• Goal of the exercise: Copy out each line featuring the string "this" from the entries beneath.
++++ Records provided ++++
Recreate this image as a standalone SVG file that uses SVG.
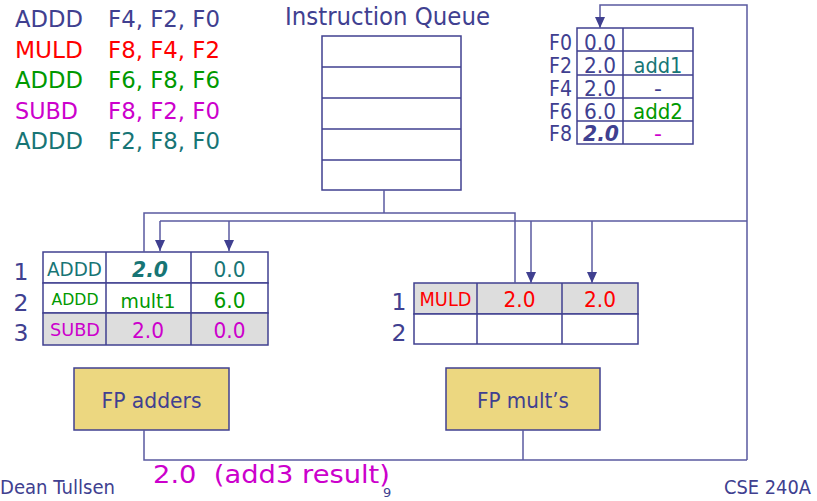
<svg xmlns="http://www.w3.org/2000/svg" width="817" height="501" viewBox="0 0 817 501">
<defs>
<marker id="ah" markerUnits="userSpaceOnUse" markerWidth="12" markerHeight="12" viewBox="0 0 12 12" refX="11" refY="6" orient="auto">
<path d="M0,1 L11,6 L0,11 Z" fill="#404090"/>
</marker>
<style>
text{font-family:"DejaVu Sans","Liberation Sans",sans-serif}
.b{fill:#404090}.r{fill:#ff0000}.g{fill:#009900}.m{fill:#cc00cc}.t{fill:#177575}
.c{text-anchor:middle}
.cell{fill:#ffffff;stroke:#404090;stroke-width:1.5}
.gray{fill:#dddddd;stroke:#404090;stroke-width:1.5}
.ln{fill:none;stroke:#404090;stroke-width:1.5}
.wire{fill:none;stroke:#5a5aa0;stroke-width:1.5}
.fu{fill:#ecd780;stroke:#404090;stroke-width:1.5}
.bi{font-weight:bold;font-style:italic}
</style>
</defs>
<rect width="817" height="501" fill="#ffffff"/>

<g id="program" font-size="23.5">
<text x="15" y="27" class="b" textLength="68" lengthAdjust="spacingAndGlyphs">ADDD</text><text x="108" y="27" class="b" textLength="112" lengthAdjust="spacingAndGlyphs">F4, F2, F0</text>
<text x="15" y="58" class="r" textLength="68" lengthAdjust="spacingAndGlyphs">MULD</text><text x="108" y="58" class="r" textLength="112" lengthAdjust="spacingAndGlyphs">F8, F4, F2</text>
<text x="15" y="88" class="g" textLength="68" lengthAdjust="spacingAndGlyphs">ADDD</text><text x="108" y="88" class="g" textLength="112" lengthAdjust="spacingAndGlyphs">F6, F8, F6</text>
<text x="15" y="119" class="m" textLength="63" lengthAdjust="spacingAndGlyphs">SUBD</text><text x="108" y="119" class="m" textLength="112" lengthAdjust="spacingAndGlyphs">F8, F2, F0</text>
<text x="15" y="149" class="t" textLength="68" lengthAdjust="spacingAndGlyphs">ADDD</text><text x="108" y="149" class="t" textLength="112" lengthAdjust="spacingAndGlyphs">F2, F8, F0</text>
</g>

<g id="instruction-queue">
<text x="285" y="25" font-size="24" class="b" textLength="205" lengthAdjust="spacingAndGlyphs">Instruction Queue</text>
<rect x="322" y="36" width="139" height="154" class="cell"/>
<path d="M322,67 H461 M322,98 H461 M322,129 H461 M322,160 H461" class="ln"/>
</g>

<g id="register-file">
<rect x="577" y="28" width="116" height="116" class="cell"/>
<path d="M623,28 V144 M577,51 H693 M577,75 H693 M577,98 H693 M577,121 H693" class="ln"/>
<g font-size="22" class="b" text-anchor="end">
<text x="572" y="50" textLength="23" lengthAdjust="spacingAndGlyphs">F0</text>
<text x="572" y="73" textLength="23" lengthAdjust="spacingAndGlyphs">F2</text>
<text x="572" y="96" textLength="23" lengthAdjust="spacingAndGlyphs">F4</text>
<text x="572" y="119" textLength="23" lengthAdjust="spacingAndGlyphs">F6</text>
<text x="572" y="141" textLength="23" lengthAdjust="spacingAndGlyphs">F8</text>
</g>
<g font-size="22" class="c">
<text x="600" y="50" class="b" textLength="32" lengthAdjust="spacingAndGlyphs">0.0</text>
<text x="600" y="73" class="b" textLength="32" lengthAdjust="spacingAndGlyphs">2.0</text>
<text x="600" y="96" class="b" textLength="32" lengthAdjust="spacingAndGlyphs">2.0</text>
<text x="600" y="119" class="b" textLength="32" lengthAdjust="spacingAndGlyphs">6.0</text>
<text x="601" y="141" class="b bi" textLength="36" lengthAdjust="spacingAndGlyphs">2.0</text>
<text x="658" y="73" class="t" textLength="49" lengthAdjust="spacingAndGlyphs">add1</text>
<text x="658" y="96" class="b">-</text>
<text x="658" y="119" class="g" textLength="50" lengthAdjust="spacingAndGlyphs">add2</text>
<text x="658" y="141" class="m">-</text>
</g>
</g>

<g id="add-reservation-stations">
<rect x="43" y="252" width="225" height="31" class="cell"/>
<rect x="43" y="283" width="225" height="30" class="cell"/>
<rect x="43" y="313" width="225" height="32" class="gray"/>
<path d="M106,252 V345 M191,252 V345" class="ln"/>
<g font-size="23.5" class="b c">
<text x="21" y="280">1</text>
<text x="21" y="311">2</text>
<text x="21" y="341">3</text>
</g>
<text x="74.5" y="276" font-size="19" class="t c" textLength="55" lengthAdjust="spacingAndGlyphs">ADDD</text>
<text x="150" y="277" font-size="21" class="t c bi" textLength="36" lengthAdjust="spacingAndGlyphs">2.0</text>
<text x="229.5" y="277" font-size="21" class="t c" textLength="32" lengthAdjust="spacingAndGlyphs">0.0</text>
<text x="75" y="305" font-size="16.5" class="g c" textLength="47" lengthAdjust="spacingAndGlyphs">ADDD</text>
<text x="148" y="308" font-size="20" class="g c" textLength="55" lengthAdjust="spacingAndGlyphs">mult1</text>
<text x="229.5" y="308" font-size="21" class="g c" textLength="32" lengthAdjust="spacingAndGlyphs">6.0</text>
<text x="75" y="336" font-size="18.5" class="m c" textLength="50" lengthAdjust="spacingAndGlyphs">SUBD</text>
<text x="148" y="338" font-size="21" class="m c" textLength="32" lengthAdjust="spacingAndGlyphs">2.0</text>
<text x="229.5" y="338" font-size="21" class="m c" textLength="32" lengthAdjust="spacingAndGlyphs">0.0</text>
</g>

<g id="mult-reservation-stations">
<rect x="414" y="283" width="224" height="31" class="gray"/>
<rect x="414" y="314" width="224" height="30" class="cell"/>
<path d="M477,283 V344 M562,283 V344" class="ln"/>
<g font-size="23.5" class="b c">
<text x="399" y="310">1</text>
<text x="399" y="341">2</text>
</g>
<text x="445.5" y="306" font-size="19" class="r c" textLength="52" lengthAdjust="spacingAndGlyphs">MULD</text>
<text x="519.5" y="307" font-size="21" class="r c" textLength="32" lengthAdjust="spacingAndGlyphs">2.0</text>
<text x="600" y="307" font-size="21" class="r c" textLength="32" lengthAdjust="spacingAndGlyphs">2.0</text>
</g>

<g id="fp-adders">
<rect x="74" y="368" width="155" height="62" class="fu"/>
<text x="151.5" y="408" font-size="22" class="b c" textLength="100" lengthAdjust="spacingAndGlyphs">FP adders</text>
</g>

<g id="fp-mults">
<rect x="446" y="368" width="154" height="62" class="fu"/>
<text x="523" y="408" font-size="22" class="b c" textLength="92" lengthAdjust="spacingAndGlyphs">FP mult’s</text>
</g>

<g id="connectors">
<path d="M384,190 V213" class="wire"/>
<path d="M144,252 V213 H515 V283" class="wire"/>
<path d="M160,221 H747" class="wire"/>
<path d="M747,460 V5 H600 V28" class="wire" marker-end="url(#ah)"/>
<path d="M160,221 V251" class="wire" marker-end="url(#ah)"/>
<path d="M229,221 V251" class="wire" marker-end="url(#ah)"/>
<path d="M531,221 V283" class="wire" marker-end="url(#ah)"/>
<path d="M592,221 V283" class="wire" marker-end="url(#ah)"/>
<path d="M144,430 V460 H747" class="wire"/>
<path d="M523,430 V460" class="wire"/>
</g>

<g id="footer">
<text x="153" y="483" font-size="25" class="m" textLength="237" lengthAdjust="spacingAndGlyphs" xml:space="preserve">2.0  (add3 result)</text>
<text x="0" y="494" font-size="19.5" class="b" textLength="115" lengthAdjust="spacingAndGlyphs">Dean Tullsen</text>
<text x="383" y="497" font-size="13" class="b">9</text>
<text x="811" y="494" font-size="19.5" class="b" text-anchor="end" textLength="87" lengthAdjust="spacingAndGlyphs">CSE 240A</text>
</g>
</svg>
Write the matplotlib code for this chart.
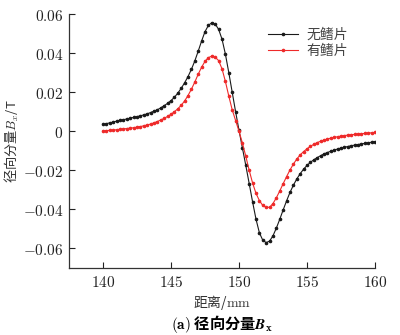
++++
• Finished task:
Recreate this image as a standalone SVG file that uses SVG.
Write the matplotlib code for this chart.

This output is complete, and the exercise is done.